Howling Time led in his last two races and has speed, but he’s done all his best work at Churchill Downs. Trainer Dale Romans said Howling Time got off track this winter when he was pushed to make the Triple Crown.
“He’s been getting better and better,” Romans said.
White Abbario, second last out in the Ohio Derby, also looks like a horse for a course that’s not Monmouth: At Gulfstream Park he’s won all four of his starts, including the Florida Derby, but he’s 3-0-1-1, including a 16th in the Kentucky Derby, at other tracks.
Benevengo needs to improve by several lengths to contend for a minor award. The other two in the field, One Time Willard and King of Hollywood, need a miracle.
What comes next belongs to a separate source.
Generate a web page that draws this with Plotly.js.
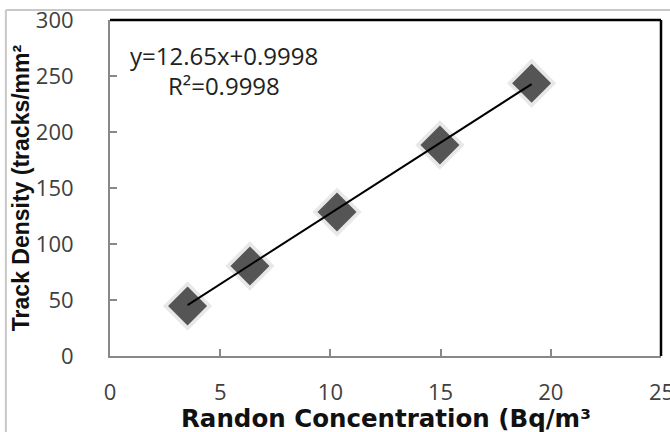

The Haskell is the 12th of 14 races on a six-stakes Saturday at Monmouth, where the mercury is forecast to hit 92 on a sunny day. The race is a part of the Breeders’ Cup Challenge Series, offering the winner automatic fees-paid entry into the BC Classic. Fixed-odds wagering is available ontrack. The Haskell caps an all-stakes pick four that starts with the Matchmaker Stakes, where Brown has three live chances, and runs through the Molly Pitcher, where Brown runs heavily favored Search Results. In the Grade 1 United Nations, race 11, Brown-trained Tribhuvan and Adhamo should run one-two.
By the time the feature comes up at 5:45 p.m. Eastern, Brown might already have had himself a day. To be sure, the Haskell is no gimme. Taiba might turn out to be a star. He breaks from post 2 and most likely will be in the second flight of runners unless Smith wants to take the fight to Jack Christopher from the start, testing his stamina. Jack Christopher is by the versatile sire, Munnings, but his dam was a sprinter, as was her dam.
Brown has seen enough good horses by now to know to look at the animal in front of his face more than the names of ancestors on a page. And what he thinks he’s been looking at is the 2022 Haskell winner.